Provided entries:
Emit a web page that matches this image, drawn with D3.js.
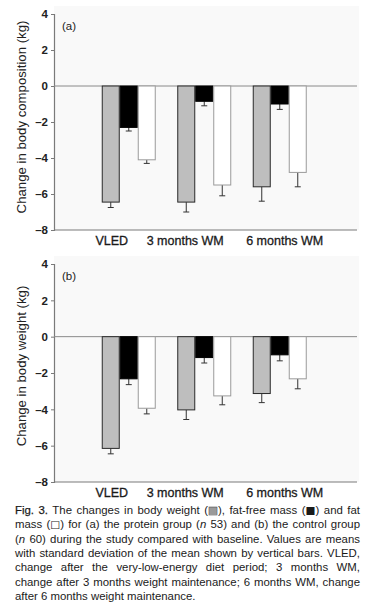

--

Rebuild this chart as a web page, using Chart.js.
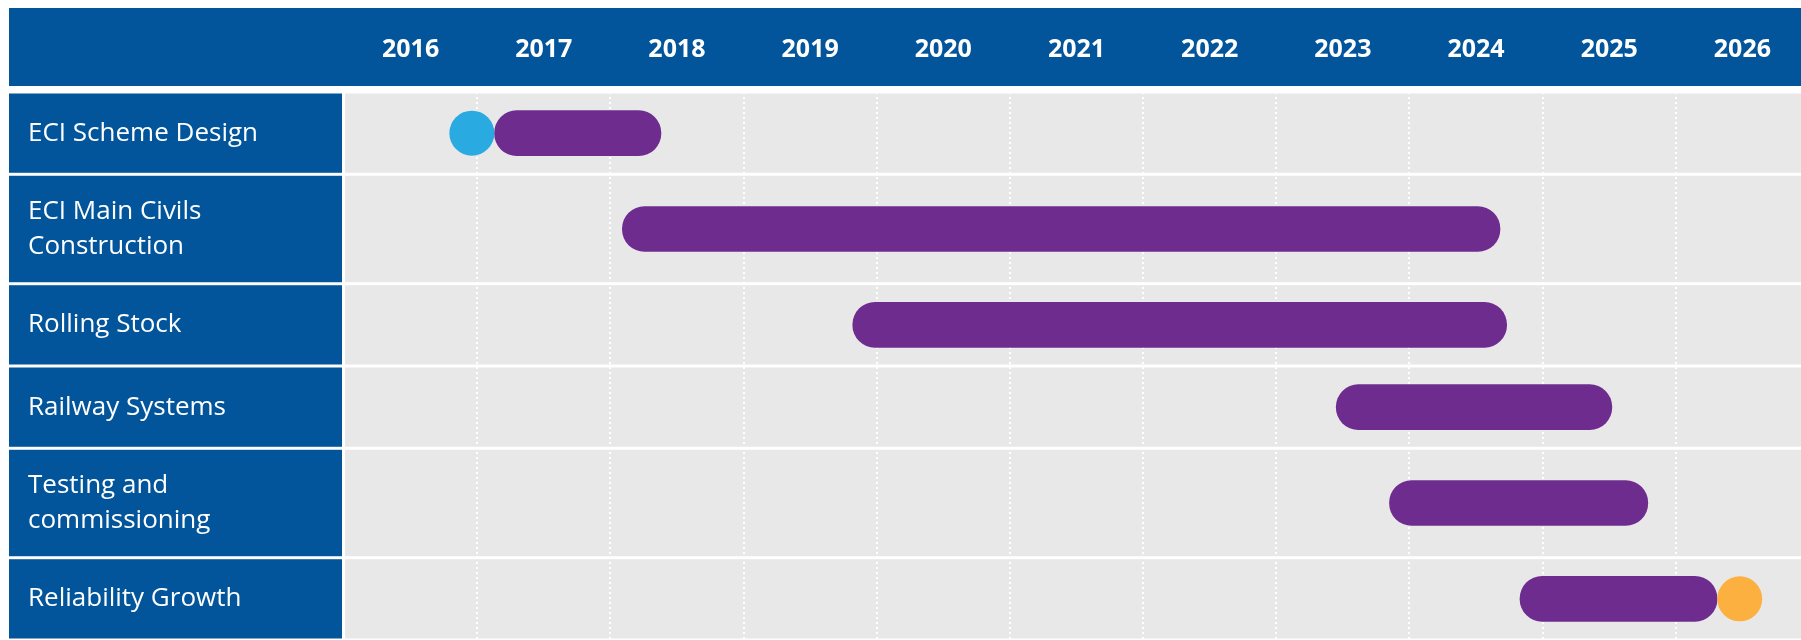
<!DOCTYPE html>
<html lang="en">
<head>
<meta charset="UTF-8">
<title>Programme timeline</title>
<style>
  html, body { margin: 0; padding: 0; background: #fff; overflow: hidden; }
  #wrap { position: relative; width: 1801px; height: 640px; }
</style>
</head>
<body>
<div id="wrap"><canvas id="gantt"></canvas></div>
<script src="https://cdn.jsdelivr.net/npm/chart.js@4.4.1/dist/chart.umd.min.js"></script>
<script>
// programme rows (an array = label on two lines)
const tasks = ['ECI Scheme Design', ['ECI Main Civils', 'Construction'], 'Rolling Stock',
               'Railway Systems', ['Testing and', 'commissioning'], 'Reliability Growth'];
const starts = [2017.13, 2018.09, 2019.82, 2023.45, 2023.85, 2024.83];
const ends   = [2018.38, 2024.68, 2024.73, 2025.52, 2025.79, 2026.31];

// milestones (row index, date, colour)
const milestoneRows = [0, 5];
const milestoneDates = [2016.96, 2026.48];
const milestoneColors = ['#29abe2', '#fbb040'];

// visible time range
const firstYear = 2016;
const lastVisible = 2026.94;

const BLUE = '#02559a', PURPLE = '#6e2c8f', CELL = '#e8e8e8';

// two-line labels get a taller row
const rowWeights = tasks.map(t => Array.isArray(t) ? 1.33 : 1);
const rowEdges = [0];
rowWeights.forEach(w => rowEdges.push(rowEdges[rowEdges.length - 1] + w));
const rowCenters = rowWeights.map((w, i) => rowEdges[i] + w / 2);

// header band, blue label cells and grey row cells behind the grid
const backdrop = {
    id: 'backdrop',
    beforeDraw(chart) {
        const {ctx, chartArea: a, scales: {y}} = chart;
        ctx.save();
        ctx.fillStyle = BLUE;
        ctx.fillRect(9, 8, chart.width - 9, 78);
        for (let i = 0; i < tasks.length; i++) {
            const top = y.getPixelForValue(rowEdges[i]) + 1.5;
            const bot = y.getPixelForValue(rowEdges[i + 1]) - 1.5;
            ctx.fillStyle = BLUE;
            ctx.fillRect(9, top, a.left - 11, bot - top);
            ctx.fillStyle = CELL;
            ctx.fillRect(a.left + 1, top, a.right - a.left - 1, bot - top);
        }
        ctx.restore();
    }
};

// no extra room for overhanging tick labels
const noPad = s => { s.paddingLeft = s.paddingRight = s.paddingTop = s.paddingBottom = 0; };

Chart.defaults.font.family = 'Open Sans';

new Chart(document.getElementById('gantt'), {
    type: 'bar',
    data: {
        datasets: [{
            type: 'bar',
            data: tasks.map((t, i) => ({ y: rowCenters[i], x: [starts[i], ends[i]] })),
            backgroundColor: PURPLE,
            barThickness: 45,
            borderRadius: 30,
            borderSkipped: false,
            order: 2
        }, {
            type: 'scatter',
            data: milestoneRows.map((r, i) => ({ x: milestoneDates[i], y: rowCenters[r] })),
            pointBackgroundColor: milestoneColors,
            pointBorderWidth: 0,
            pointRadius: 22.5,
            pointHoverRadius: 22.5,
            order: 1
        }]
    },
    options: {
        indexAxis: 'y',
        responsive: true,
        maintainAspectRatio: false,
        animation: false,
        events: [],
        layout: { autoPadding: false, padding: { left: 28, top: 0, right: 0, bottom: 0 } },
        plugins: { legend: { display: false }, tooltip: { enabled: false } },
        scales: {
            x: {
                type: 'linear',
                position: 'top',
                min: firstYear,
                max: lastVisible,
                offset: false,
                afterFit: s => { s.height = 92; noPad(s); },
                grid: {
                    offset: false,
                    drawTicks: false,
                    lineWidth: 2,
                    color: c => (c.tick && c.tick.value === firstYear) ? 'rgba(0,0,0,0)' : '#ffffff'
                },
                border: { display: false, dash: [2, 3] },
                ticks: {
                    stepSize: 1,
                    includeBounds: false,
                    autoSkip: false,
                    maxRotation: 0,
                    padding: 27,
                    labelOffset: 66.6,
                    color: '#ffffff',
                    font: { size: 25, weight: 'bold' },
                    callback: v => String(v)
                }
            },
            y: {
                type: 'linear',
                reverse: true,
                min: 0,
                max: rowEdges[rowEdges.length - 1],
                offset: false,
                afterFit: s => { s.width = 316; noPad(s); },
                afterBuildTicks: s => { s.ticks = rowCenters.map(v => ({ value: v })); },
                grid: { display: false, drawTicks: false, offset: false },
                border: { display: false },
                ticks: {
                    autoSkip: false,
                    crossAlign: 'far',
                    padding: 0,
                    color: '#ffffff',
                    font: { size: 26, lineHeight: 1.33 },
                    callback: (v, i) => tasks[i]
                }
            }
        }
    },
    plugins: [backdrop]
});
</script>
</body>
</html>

Short exercise:
Pick each line holding the word "page" out of the listing.

Result for this task:
Emit a web page that matches this image, drawn with D3.js.
Rebuild this chart as a web page, using Chart.js.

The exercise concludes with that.